Figure 1 contains the distribution of 0's and 1's , $x(c), y(c)$ respectively. The cutoff $c$ is represented on the X-axis.
Figure 2 contains the distribution of ROC curve. The sensitivity is $Y$ and the (1-specificity) is $X$
In the above picture, we begin by counting the total number of concordant pairs. The number of concordant pairs, for a given $x(c)dc$ number of 1's, is given by $[x(c)dc]*[\int_0^c y(c)]$.
So, the total number of concordant pairs is found by integrating the above expression from 0 to 1, i.e. $\int_0^1[x(c)*[\int_0^c y(c)]]dc$
Proportion of concordant pairs is found by ${(\int_0^1[x(c)*[\int_0^c y(c)]]dc) \over ((\int_0^1 x(c)dc)*(\int_0^1 y(c)dc))} \tag{1}\label{1} $
Now we turn to the ROC plot. For a given cutoff $c$, we obtain the specificity ($1-X$) by
${\int_0^c y(c)dc \over \int_0^1 y(c)dc} $.
We obtain $dX = {y(c)dc \over \int_0^1 y(c)dc} $. As $X$ varies from 0 to 1, $c$ varies from 1 to 0.
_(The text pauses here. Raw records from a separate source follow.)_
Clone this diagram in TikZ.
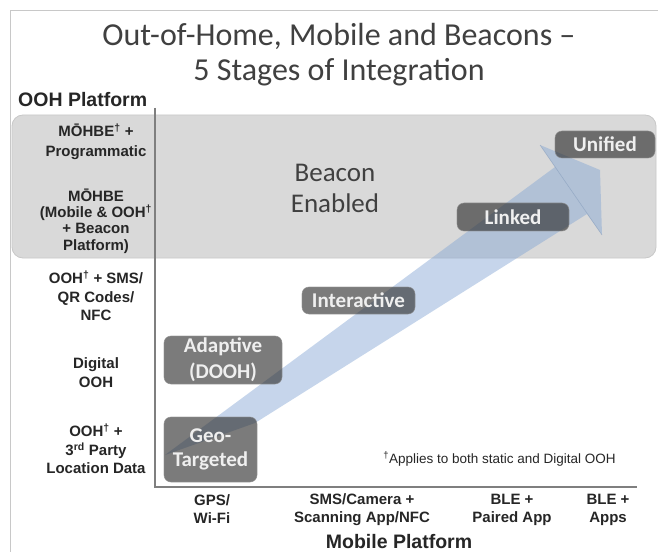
\documentclass[tikz,border=0pt]{standalone}
\usepackage{fontspec}
\setmainfont{Liberation Sans}
\newfontfamily\calibri{Carlito}
\definecolor{bandblue}{HTML}{81A4D3}
\definecolor{txtdark}{HTML}{262626}
\definecolor{titlegray}{HTML}{404040}
\definecolor{framegray}{HTML}{C8C8C8}
\definecolor{zonegray}{HTML}{D9D9D9}
\definecolor{axisgray}{HTML}{7F7F7F}
\definecolor{boxfill}{HTML}{2A2A2A}
\definecolor{boxtext}{HTML}{EFEFEF}
\begin{document}
\begin{tikzpicture}[x=1bp,y=-1bp,
  lbl/.style={font=\bfseries\fontsize{15bp}{18.5bp}\selectfont, text=txtdark, align=center, inner sep=0pt},
  axlbl/.style={font=\bfseries\fontsize{19.5bp}{22bp}\selectfont, text=txtdark, inner sep=0pt},
  stagebox/.style={rounded corners=7bp, fill=boxfill, fill opacity=0.62, draw=white!55!black, draw opacity=0.7, line width=0.6bp,
     text opacity=1, text=boxtext, align=center, inner sep=0pt,
     font=\calibri\bfseries\fontsize{21bp}{25bp}\selectfont},
  axisline/.style={draw=axisgray, line width=2.5bp}
]
\useasboundingbox (0,0) rectangle (658,552);
\fill[white] (0,0) rectangle (658,552);
% frame
\draw[framegray, line width=1bp] (10,552) -- (10,11) -- (658,11);
% title
\node[font=\calibri\fontsize{32bp}{35bp}\selectfont, text=titlegray, align=center, inner sep=0pt] (title) at (339,55) {Out-of-Home, Mobile and Beacons –\\5 Stages of Integration};
% beacon zone
\draw[fill=zonegray, draw=framegray, line width=0.8bp, rounded corners=11bp] (12,115) rectangle (656,258);
% arrow band
\fill[bandblue, fill opacity=0.45] (165,455) -- (555,167) -- (540,145) -- (600,170) -- (602,235) -- (587,214) -- (255,423) -- cycle;
\draw[bandblue!80!black, draw opacity=0.35, line width=0.6bp] (540,145) -- (602,235);
% axes
\coordinate (ytop) at (155,108);
\coordinate (orig) at (155,487);
\coordinate (xend) at (637,487);
\draw[axisline] (ytop) -- (orig) -- (xend);
% axis titles
\node[axlbl, anchor=west] (ooh) at (18,100) {OOH Platform};
\node[axlbl] (mob) at (399,541.5) {Mobile Platform};
% y labels
\node[lbl, font=\bfseries\fontsize{15bp}{20bp}\selectfont] (y5) at (96,141.5) {MŌHBE\textsuperscript{†} +\\Programmatic};
\node[lbl, font=\bfseries\fontsize{15bp}{16.4bp}\selectfont] (y4) at (96,221) {MŌHBE\\(Mobile \& OOH\textsuperscript{†}\\+ Beacon\\Platform)};
\node[lbl] (y3) at (96,296) {OOH\textsuperscript{†} + SMS/\\QR Codes/\\NFC};
\node[lbl] (y2) at (96,372.5) {Digital\\OOH};
\node[lbl] (y1) at (96,449) {OOH\textsuperscript{†} +\\3\textsuperscript{rd} Party\\Location Data};
% x labels
\node[lbl, font=\bfseries\fontsize{15bp}{18bp}\selectfont] (x1) at (212,509.5) {GPS/\\Wi-Fi};
\node[lbl, font=\bfseries\fontsize{15bp}{18bp}\selectfont] (x2) at (362,509.5) {SMS/Camera +\\Scanning App/NFC};
\node[lbl, font=\bfseries\fontsize{15bp}{18bp}\selectfont] (x3) at (512,509.5) {BLE +\\Paired App};
\node[lbl, font=\bfseries\fontsize{15bp}{18bp}\selectfont] (x4) at (608,509.5) {BLE +\\Apps};
% beacon enabled
\node[font=\calibri\fontsize{27bp}{31bp}\selectfont, text=titlegray, align=center, inner sep=0pt] (beacon) at (335,188) {Beacon\\Enabled};
% stage boxes
\node[stagebox, minimum width=93bp, minimum height=65bp, font=\calibri\bfseries\fontsize{21bp}{24bp}\selectfont] (geo) at (210.5,449.5) {Geo-\\Targeted};
\node[stagebox, minimum width=118bp, minimum height=48bp, font=\calibri\bfseries\fontsize{21bp}{26bp}\selectfont] (adapt) at (223,360) {Adaptive\\(DOOH)};
\node[stagebox, minimum width=113bp, minimum height=27bp] (inter) at (358.5,300.5) {Interactive};
\node[stagebox, minimum width=112bp, minimum height=28bp] (linked) at (513,217) {Linked};
\node[stagebox, minimum width=100bp, minimum height=27bp] (unified) at (605,144.5) {Unified};
% footnote
\node[font=\fontsize{13.5bp}{15bp}\selectfont, text=txtdark, inner sep=0pt] (note) at (499.5,459) {\textsuperscript{†}Applies to both static and Digital OOH};
\end{tikzpicture}
\end{document}
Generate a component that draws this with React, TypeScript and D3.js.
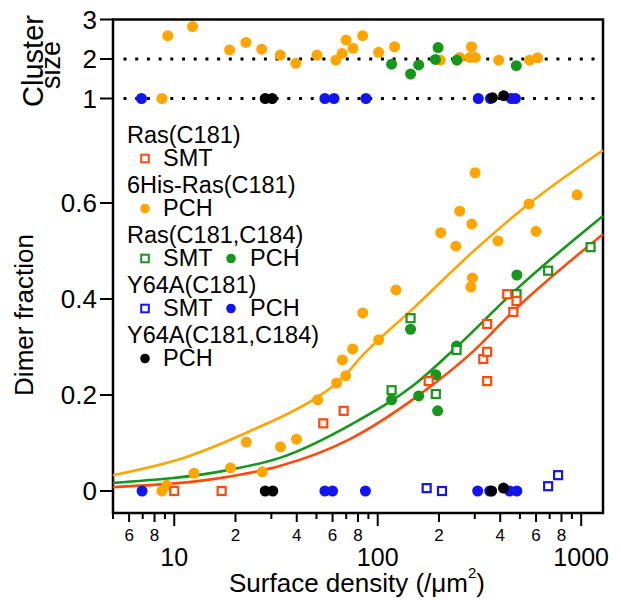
import React from "react";
import * as d3 from "d3";

const FONT = "'Liberation Sans', Arial, Helvetica, sans-serif";

type P = [number, number];

// ---- Top panel: cluster size (density, size)
const clusterOrange: P[] = [
  [8.7, 1.0], [9.3, 2.59], [12.3, 2.82], [18.7, 2.23], [22.5, 2.42], [26.9, 2.25],
  [33.2, 2.1], [39.6, 1.89], [50.3, 2.1], [62.3, 1.97], [66.8, 2.14], [69.9, 2.48],
  [75.6, 2.27], [84.3, 2.59], [101, 2.17], [121, 2.31], [203, 1.97], [253, 2.04],
  [284, 2.04], [289, 2.31], [302, 2.04], [393, 1.97], [558, 1.97], [610, 2.03],
];
const clusterGreen: P[] = [
  [117, 1.87], [145, 1.62], [159, 1.85], [192, 1.99], [198, 2.29], [245, 1.97], [480, 1.83],
];
const clusterBlue: P[] = [
  [6.9, 1], [55, 1], [61, 1], [87.5, 1], [312, 1], [358, 1], [454, 1], [475, 1],
];
const clusterBlack: P[] = [
  [28, 1], [30.3, 1], [366, 1.02], [416, 1.07],
];

// ---- Lower panel: dimer fraction (density, fraction)
const pchOrange: P[] = [
  [8.7, 0.0], [9.2, 0.012], [12.5, 0.037], [18.9, 0.048], [22.6, 0.102], [27.1, 0.04],
  [33.3, 0.092], [39.9, 0.108], [50.7, 0.19], [62.8, 0.225], [67, 0.273], [69.6, 0.24],
  [75.3, 0.296], [84.4, 0.371], [101, 0.315], [123, 0.419], [204, 0.538], [242, 0.51],
  [253, 0.583], [287, 0.425], [290, 0.556], [292, 0.444], [301, 0.663], [390, 0.521],
  [554, 0.598], [600, 0.541], [955, 0.617],
];
const smtRed: P[] = [
  [10, 0], [17.1, 0], [54, 0.141], [68, 0.167], [178, 0.229], [330, 0.275], [345, 0.29],
  [345, 0.229], [345, 0.348], [433, 0.41], [464, 0.373], [481, 0.396],
];
const smtGreen: P[] = [
  [117, 0.21], [145, 0.36], [193, 0.202], [244, 0.294], [481, 0.41], [688, 0.459], [1112, 0.508],
];
const pchGreen: P[] = [
  [117, 0.19], [145, 0.337], [159, 0.198], [193, 0.242], [197, 0.167], [244, 0.302], [483, 0.45],
];
const pchBlue: P[] = [
  [6.95, 0], [55, 0], [60, 0], [87, 0], [310, 0], [355, 0], [445, 0], [483, 0],
];
const smtBlue: P[] = [
  [174, 0.006], [207, 0], [688, 0.01], [770, 0.033],
];
const pchBlack: P[] = [
  [28, 0], [30.5, 0], [363, 0], [415, 0.006],
];

// ---- Fit curves
const fitOrange: P[] = [
  [5, 0.033], [11.5, 0.071], [24.2, 0.127], [48, 0.19], [66, 0.232], [84, 0.282], [150, 0.381],
  [300, 0.502], [560, 0.6], [1280, 0.71],
];
const fitGreen: P[] = [
  [5, 0.017], [18.6, 0.044], [33, 0.069], [75, 0.14], [155, 0.225], [244, 0.3], [480, 0.42], [1280, 0.573],
];
const fitRed: P[] = [
  [5, 0.008], [18.6, 0.03], [33, 0.052], [73, 0.108], [155, 0.196], [300, 0.294], [460, 0.373], [1280, 0.535],
];

// ---- Axis ticks
const xMajorTicks = [10, 100, 1000];
const xMinorTicks = [5, 6, 7, 8, 9, 20, 30, 40, 50, 60, 70, 80, 90, 200, 300, 400, 500, 600, 700, 800, 900];
const xMinorLabels = [6, 8, 20, 40, 60, 80, 200, 400, 600, 800];
const yLowerTicks = [0, 0.2, 0.4, 0.6];
const yTopTicks = [1, 2, 3];

// ---- Legend
const legendGroups = [
  { title: "Ras(C181)", items: [{ kind: "sq", color: "red", label: "SMT" }] },
  { title: "6His-Ras(C181)", items: [{ kind: "ci", color: "orange", label: "PCH" }] },
  { title: "Ras(C181,C184)", items: [{ kind: "sq", color: "green", label: "SMT" }, { kind: "ci", color: "green", label: "PCH" }] },
  { title: "Y64A(C181)", items: [{ kind: "sq", color: "blue", label: "SMT" }, { kind: "ci", color: "blue", label: "PCH" }] },
  { title: "Y64A(C181,C184)", items: [{ kind: "ci", color: "black", label: "PCH" }] },
];

const COLORS: Record<string, string> = {
  orange: "#FFA500",
  green: "#16961A",
  red: "#FF4A0A",
  blue: "#1414F0",
  black: "#000000",
};

export default function App() {
  const W = 621, H = 600;
  const left = 113, right = 603, top = 19.5, bottom = 513;

  const x = d3.scaleLog().domain([5, 1280]).range([left, right]);
  const y = d3.scaleLinear().domain([0, 0.6]).range([491, 203]);
  const yt = d3.scaleLinear().domain([1, 3]).range([98.5, 19.5]);

  const line = d3
    .line<P>()
    .x((d) => x(d[0]))
    .y((d) => y(d[1]))
    .curve(d3.curveMonotoneX);

  const R = 5.5;
  const SQ = 8;

  const circles = (data: P[], color: string, ys: (v: number) => number, key: string) =>
    data.map((d, i) => (
      <circle key={key + i} cx={x(d[0])} cy={ys(d[1])} r={R} fill={COLORS[color]} />
    ));
  const squares = (data: P[], color: string, key: string) =>
    data.map((d, i) => (
      <rect
        key={key + i}
        x={x(d[0]) - SQ / 2}
        y={y(d[1]) - SQ / 2}
        width={SQ}
        height={SQ}
        fill="white"
        stroke={COLORS[color]}
        strokeWidth={2.2}
      />
    ));

  const legendX = 127;
  const legendTop = 143;

  return (
    <svg width={W} height={H} style={{ position: "absolute", left: 0, top: 0, background: "white" }} fontFamily={FONT}>
      <rect x={0} y={0} width={W} height={H} fill="white" />

      {/* dotted reference lines in top panel */}
      {yTopTicks.slice(0, 2).map((v) => (
        <line
          key={"dot" + v}
          x1={123.5}
          x2={598}
          y1={yt(v)}
          y2={yt(v)}
          stroke="#000"
          strokeWidth={3}
          strokeDasharray="3 8.7"
        />
      ))}

      {/* frame */}
      <path
        d={`M${left},${top} H${right} V${bottom} H${left} Z`}
        fill="none"
        stroke="#000"
        strokeWidth={2.5}
      />

      {/* left ticks: top panel */}
      {yTopTicks.map((v) => (
        <g key={"yt" + v}>
          <line x1={100} x2={left} y1={yt(v)} y2={yt(v)} stroke="#000" strokeWidth={2} />
          <text x={97} y={yt(v)} dy="0.36em" textAnchor="end" fontSize={26}>
            {v}
          </text>
        </g>
      ))}
      {/* left ticks: lower panel */}
      {yLowerTicks.map((v) => (
        <g key={"yl" + v}>
          <line x1={100} x2={left} y1={y(v)} y2={y(v)} stroke="#000" strokeWidth={2} />
          <text x={97} y={y(v)} dy="0.36em" textAnchor="end" fontSize={26}>
            {v === 0 ? "0" : v.toFixed(1)}
          </text>
        </g>
      ))}

      {/* bottom ticks */}
      {xMinorTicks.map((v) => {
        const labeled = xMinorLabels.includes(v);
        const lead = String(v)[0];
        return (
          <g key={"xm" + v}>
            <line x1={x(v)} x2={x(v)} y1={bottom} y2={bottom + (labeled ? 9 : 6)} stroke="#000" strokeWidth={2} />
            {labeled && (
              <text x={x(v)} y={541} textAnchor="middle" fontSize={17}>
                {lead}
              </text>
            )}
          </g>
        );
      })}
      {xMajorTicks.map((v) => (
        <g key={"xM" + v}>
          <line x1={x(v)} x2={x(v)} y1={bottom} y2={bottom + 13} stroke="#000" strokeWidth={2} />
          <text x={x(v)} y={566} textAnchor="middle" fontSize={25}>
            {v}
          </text>
        </g>
      ))}

      {/* axis titles */}
      <text x={357} y={592} textAnchor="middle" fontSize={26}>
        Surface density (/μm
        <tspan fontSize={15} dy={-14}>2</tspan>
        <tspan dy={14}>)</tspan>
      </text>
      <text transform="translate(33,315) rotate(-90)" textAnchor="middle" fontSize={26}>
        Dimer fraction
      </text>
      <text transform="translate(43,61) rotate(-90)" textAnchor="middle" fontSize={29}>
        Cluster
      </text>
      <text transform="translate(60,65) rotate(-90)" textAnchor="middle" fontSize={27}>
        size
      </text>

      {/* fit curves */}
      <path d={line(fitOrange) || ""} fill="none" stroke={COLORS.orange} strokeWidth={2.6} />
      <path d={line(fitGreen) || ""} fill="none" stroke={COLORS.green} strokeWidth={2.6} />
      <path d={line(fitRed) || ""} fill="none" stroke={COLORS.red} strokeWidth={2.6} />

      {/* top panel points */}
      {circles(clusterOrange, "orange", yt, "co")}
      {circles(clusterGreen, "green", yt, "cg")}
      {circles(clusterBlue, "blue", yt, "cb")}
      {circles(clusterBlack, "black", yt, "ck")}

      {/* lower panel points */}
      {circles(pchOrange, "orange", y, "po")}
      {circles(pchGreen, "green", y, "pg")}
      {squares(smtGreen, "green", "sg")}
      {squares(smtRed, "red", "sr")}
      {circles(pchBlue, "blue", y, "pb")}
      {squares(smtBlue, "blue", "sb")}
      {circles(pchBlack, "black", y, "pk")}

      {/* legend */}
      {legendGroups.map((g, gi) => {
        const by = legendTop + gi * 50;
        return (
          <g key={"lg" + gi}>
            <text x={legendX} y={by} fontSize={23.5}>
              {g.title}
            </text>
            {g.items.map((it, ii) => {
              const mx = ii === 0 ? 145 : 231;
              const tx = ii === 0 ? 163 : 250;
              const ry = by + 23;
              const my = ry - 7.5;
              return (
                <g key={"li" + ii}>
                  {it.kind === "sq" ? (
                    <rect x={mx - 3.8} y={my - 3.8} width={7.6} height={7.6} fill="white" stroke={COLORS[it.color]} strokeWidth={2} />
                  ) : (
                    <circle cx={mx} cy={my} r={4.8} fill={COLORS[it.color]} />
                  )}
                  <text x={tx} y={ry} fontSize={23.5}>
                    {it.label}
                  </text>
                </g>
              );
            })}
          </g>
        );
      })}
    </svg>
  );
}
Similarly, we obtain the expression for Sensitivity. And we go on to get the area under ROC = $\frac{[\int_0^1[\int_0^1 x dc] y dc]}{(\int_0^1 x(c)dc)(\int_0^1 y(c)dc)} \tag{2}\label{2}$
Now we have to show that the numerators of (1) and (2) are the same. This can be easily shown by using integration by parts.